The Fourth Amendment protects people from unreasonable search and seizure. However, the government has much more leeway to conduct searches at the border than it does anywhere else. Federal judges maintain that searches at the border still need to be “reasonable”. The rules around border searches are foggy.

One of the controversies here is that even if there are no Fourth Amendment rights at the border, the search for an online account isn’t occurring at the border. It happens wherever the server is located.

Border Between the U.S. and Mexico Breached 9,000 Times

There are 654 miles of fence that line the border and it has already been breached 9,200 times between 2010-2015, per a GAO report. The report states that the CBP hasn’t implemented a way to measure the effectiveness of the current fence.

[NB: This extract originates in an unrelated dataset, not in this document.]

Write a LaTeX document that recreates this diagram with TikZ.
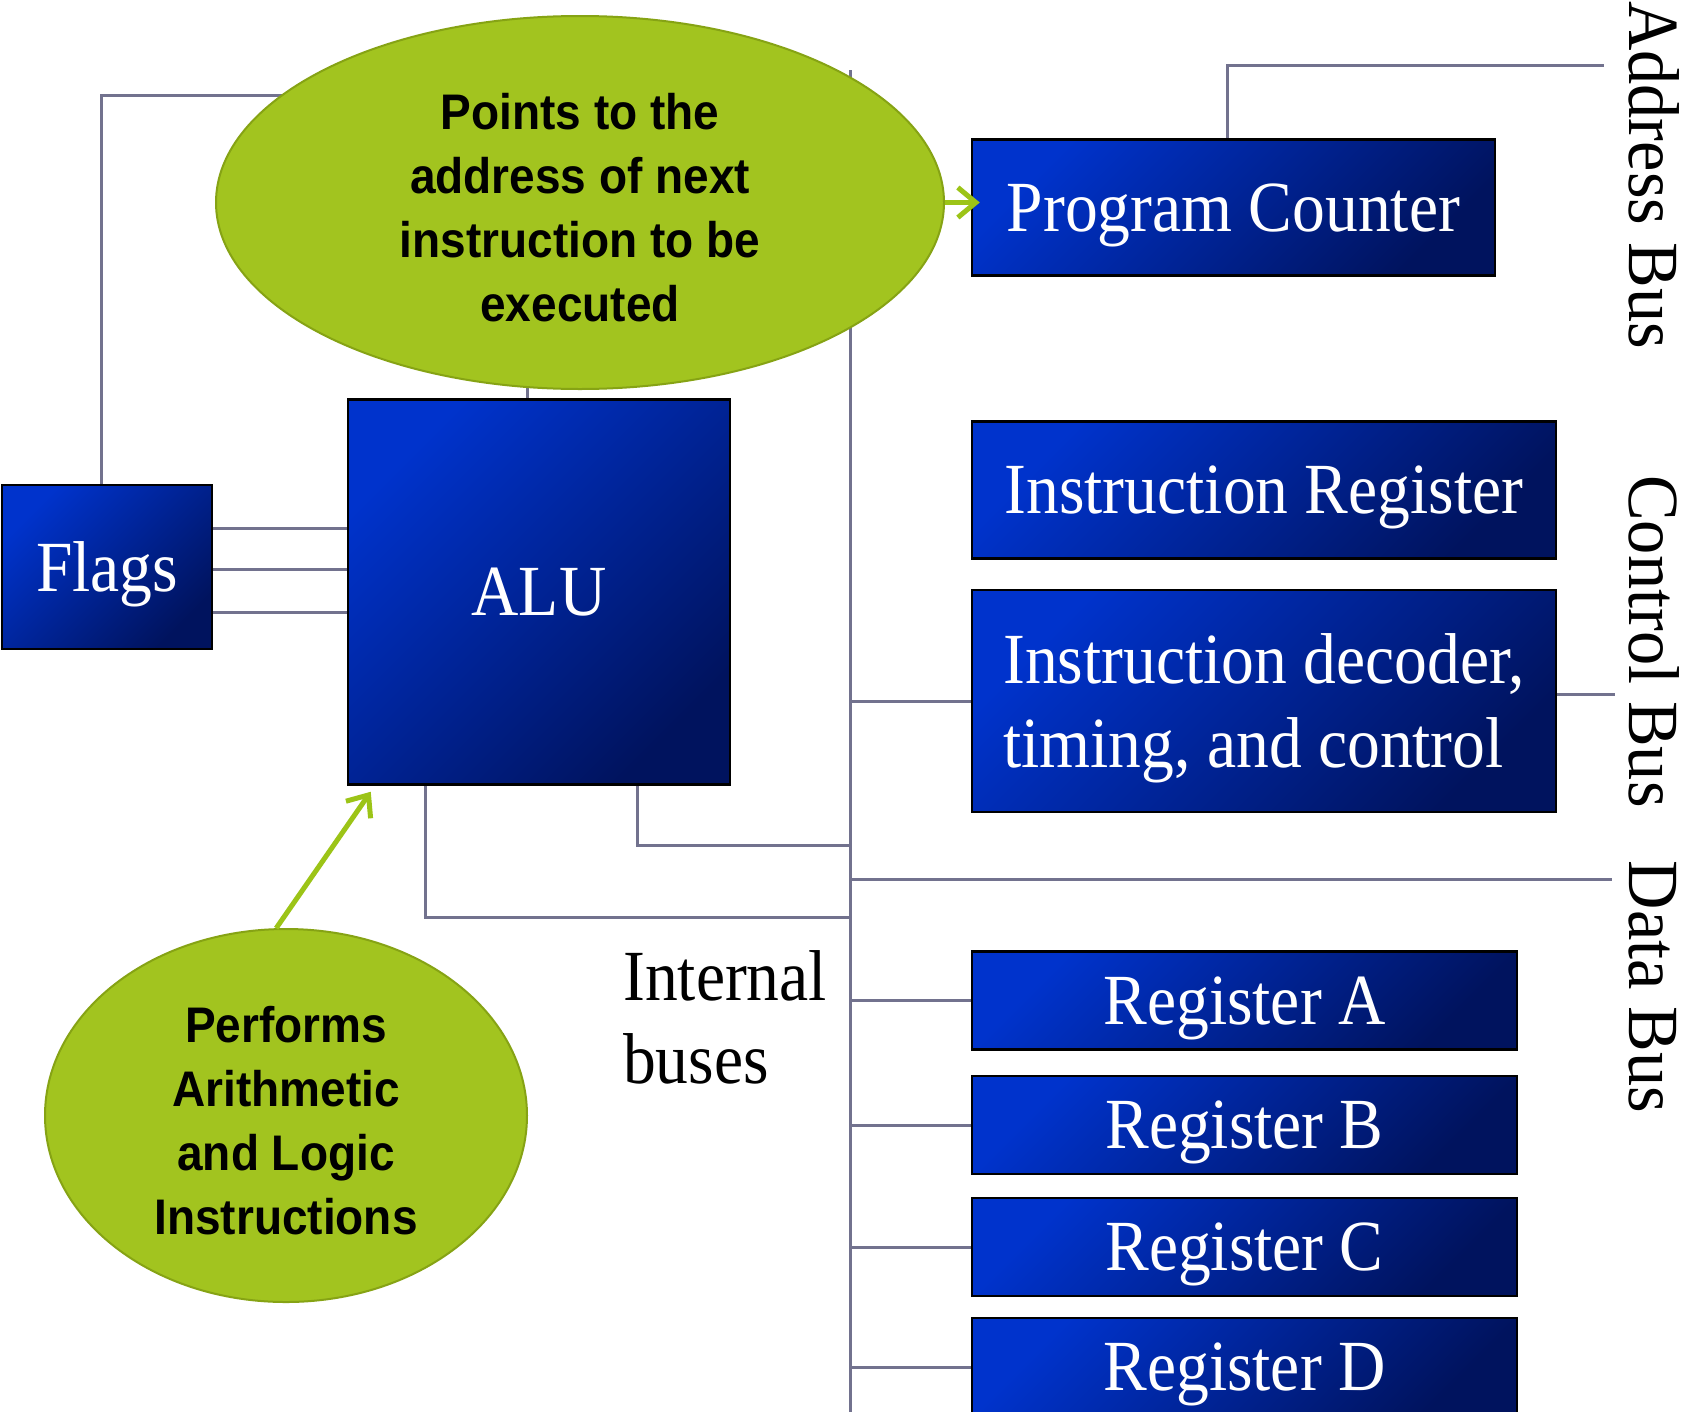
\documentclass[tikz,border=0pt]{standalone}
\usepackage{fontspec}
\newfontfamily\boxfont[FakeStretch=0.91]{Liberation Serif}
\newfontfamily\busfont[FakeStretch=0.95]{Liberation Serif}
\newfontfamily\notefont[FakeStretch=0.92]{Liberation Sans}
\usetikzlibrary{arrows.meta,shapes.geometric,calc,backgrounds}
\definecolor{boxhi}{HTML}{0033CC}
\definecolor{boxlo}{HTML}{00135E}
\definecolor{wiregray}{HTML}{72728E}
\definecolor{leaf}{HTML}{A2C41F}
\definecolor{leafedge}{HTML}{86A314}
\definecolor{leafarrow}{HTML}{9CC417}
\begin{document}
\begin{tikzpicture}[x=1pt,y=-1pt,
  unit/.style={draw=black, line width=2.5pt, top color=boxhi, bottom color=boxlo, shading angle=45,
    text=white, inner sep=0pt, text depth=0pt, font=\boxfont\fontsize{72}{84}\selectfont},
  wire/.style={draw=wiregray, line width=3pt},
  note/.style={ellipse, fill=leaf, draw=leafedge, line width=2pt, inner sep=0pt},
  notetext/.style={align=center, inner sep=0pt, font=\notefont\bfseries\fontsize{50}{64}\selectfont},
  buslabel/.style={rotate=-90, anchor=base, inner sep=0pt, font=\busfont\fontsize{72}{84}\selectfont},
  plainlabel/.style={inner sep=0pt, font=\boxfont\fontsize{72}{83}\selectfont},
  pointer/.style={draw=leafarrow, line width=5pt, -{Straight Barb[length=18pt,width=30pt]}}
]
\useasboundingbox (0,0) rectangle (1691,1411);

% blue units
\node[unit, minimum width=523pt, minimum height=136pt] (pc) at (1233.5,207.5) {Program Counter};
\node[unit, minimum width=584pt, minimum height=137pt] (ir) at (1264,490) {Instruction Register};
\node[unit, minimum width=584pt, minimum height=222pt, align=left] (dec) at (1264,701) {Instruction decoder,\\timing, and control};
\node[unit, minimum width=545pt, minimum height=98pt] (rega) at (1244.5,1000.5) {Register A};
\node[unit, minimum width=545pt, minimum height=98pt] (regb) at (1244.5,1125) {Register B};
\node[unit, minimum width=545pt, minimum height=98pt] (regc) at (1244.5,1247) {Register C};
\node[unit, minimum width=545pt, minimum height=98pt] (regd) at (1244.5,1367) {Register D};
\node[unit, minimum width=382pt, minimum height=385pt] (alu) at (539,592) {ALU};
\node[unit, minimum width=210pt, minimum height=164pt] (flags) at (107,567) {Flags};

% notes
\node[note, minimum width=728pt, minimum height=373pt] (pcnote) at (580,202.5) {};
\node[notetext] (pcnotetext) at (580,208) {Points to the\\address of next\\instruction to be\\executed};
\node[note, minimum width=482pt, minimum height=373pt] (alunote) at (286,1115.5) {};
\node[notetext] (alunotetext) at (286,1121) {Performs\\Arithmetic\\and Logic\\Instructions};

% labels
\node[plainlabel, anchor=west, align=left] (internal) at (623,1017) {Internal\\buses};
\node[buslabel] (abus) at (1629,175) {Address Bus};
\node[buslabel] (cbus) at (1629,641.5) {Control Bus};
\node[buslabel] (dbus) at (1629,987) {Data Bus};

% bus coordinates
\coordinate (bustop) at (850,70);
\coordinate (busbot) at (850,1425);
\coordinate (topjoin) at (850,95);
\coordinate (tapalu1) at (850,917);
\coordinate (tapalu2) at (850,845);
\coordinate (abend) at (1604,65);
\coordinate (cbend) at (1615,694);
\coordinate (dbend) at (1612,879);

\begin{pgfonlayer}{background}
\fill[white] (0,0) rectangle (1691,1411);
\draw[wire] (bustop) -- (busbot);
\draw[wire] ($(flags.north)+(-6,0)$) |- (topjoin);
\draw[wire] ($(alu.north)+(-12,0)$) -- ($(alu.north |- topjoin)+(-12,0)$);
\draw[wire] ($(flags.east)+(0,-39)$) -- ($(flags.east -| alu.west)+(0,-39)$);
\draw[wire] ($(flags.east)+(0,2)$) -- ($(flags.east -| alu.west)+(0,2)$);
\draw[wire] ($(flags.east)+(0,45.5)$) -- ($(flags.east -| alu.west)+(0,45.5)$);
\draw[wire] ($(alu.south west)+(79,0)$) |- (tapalu1);
\draw[wire] ($(alu.south west)+(291,0)$) |- (tapalu2);
\draw[wire] (dec.west) -- (dec.west -| bustop);
\draw[wire] (rega.west) -- (rega.west -| bustop);
\draw[wire] (regb.west) -- (regb.west -| bustop);
\draw[wire] (regc.west) -- (regc.west -| bustop);
\draw[wire] (regd.west) -- (regd.west -| bustop);
\draw[wire] ($(pc.north)+(-6.5,0)$) |- (abend);
\draw[wire] ($(dec.east)+(0,-7)$) -- (cbend);
\draw[wire] (bustop |- dbend) -- (dbend);
\end{pgfonlayer}

% pointers
\coordinate (pctip) at ($(pcnote.east -| pc.west)+(9,0)$);
\coordinate (alutip) at ($(alu.south west)+(24,6)$);
\draw[pointer] (pcnote.east) -- (pctip);
\draw[pointer] (alunote.93) -- (alutip);
\end{tikzpicture}
\end{document}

CBP officials say that efforts to measure the effectiveness of the fence halted in 2013 due to “funding shortfalls”.

Border Patrol officials interviewed by GAO said the fencing helps divert illegal border crossings away from urban areas and into rural areas where they can respond more quickly. However, they also said smugglers can breach the border fences by simply cutting through or finding ways over/under them.

An assistant director of DHS investigations testified that cartel smugglers can sidestep the fencing by launching drugs over the border with air or propane canons or by using vehicle “drive throughs”, where ramps and even cranes lift vehicles over barriers.

Aggressive New Immigration and Border Enforcement Policies

Guidance will tighten immigration laws on asylum seekers and unaccompanied minors entering the country. It could also send those awaiting immigration proceedings in the U.S. back to Mexico. These memos could further worsen tensions with immigrants, their advocates, and Democratic lawmakers.

This new guidance will also make it more difficult to seek asylum in the U.S., allows the detention of many more undocumented immigrants, and gives more authority to immigration officers. It expands the use of expedited removal proceedings for unauthorized immigrants, allowing deportation to occur more quickly with limited court proceedings. This also allows for quick removal of immigrants who can’t prove they were in the U.S. continuously for 2 years before being apprehended.

Previously, ICE and CBP used “expedited removal” for immigrants caught within 100 miles of the border within 14 days of entering the U.S.

This guidance also expands on ending “catch and release” policies that allow individuals parole from detention while awaiting immigration court proceedings. This can take years. It also orders a “surge” in immigration judges and detention facilities to accommodate the holding of these people.

It gives room to tighten the standard for meeting the initial “credible fear” test for immigrants considered for asylum in the U.S.—a threshold that thousands now meet. For immigrants to be released pending asylum proceedings after meeting the credible fear threshold, the memo requires an ICE immigration officer is satisfied the person “affirmatively establishes” his or her identity and that they present no security or flight risk and agrees to the conditions imposed by ICE for public safety reasons.

There are more provisions under this guidance, but none of these are final and may change before becoming that way.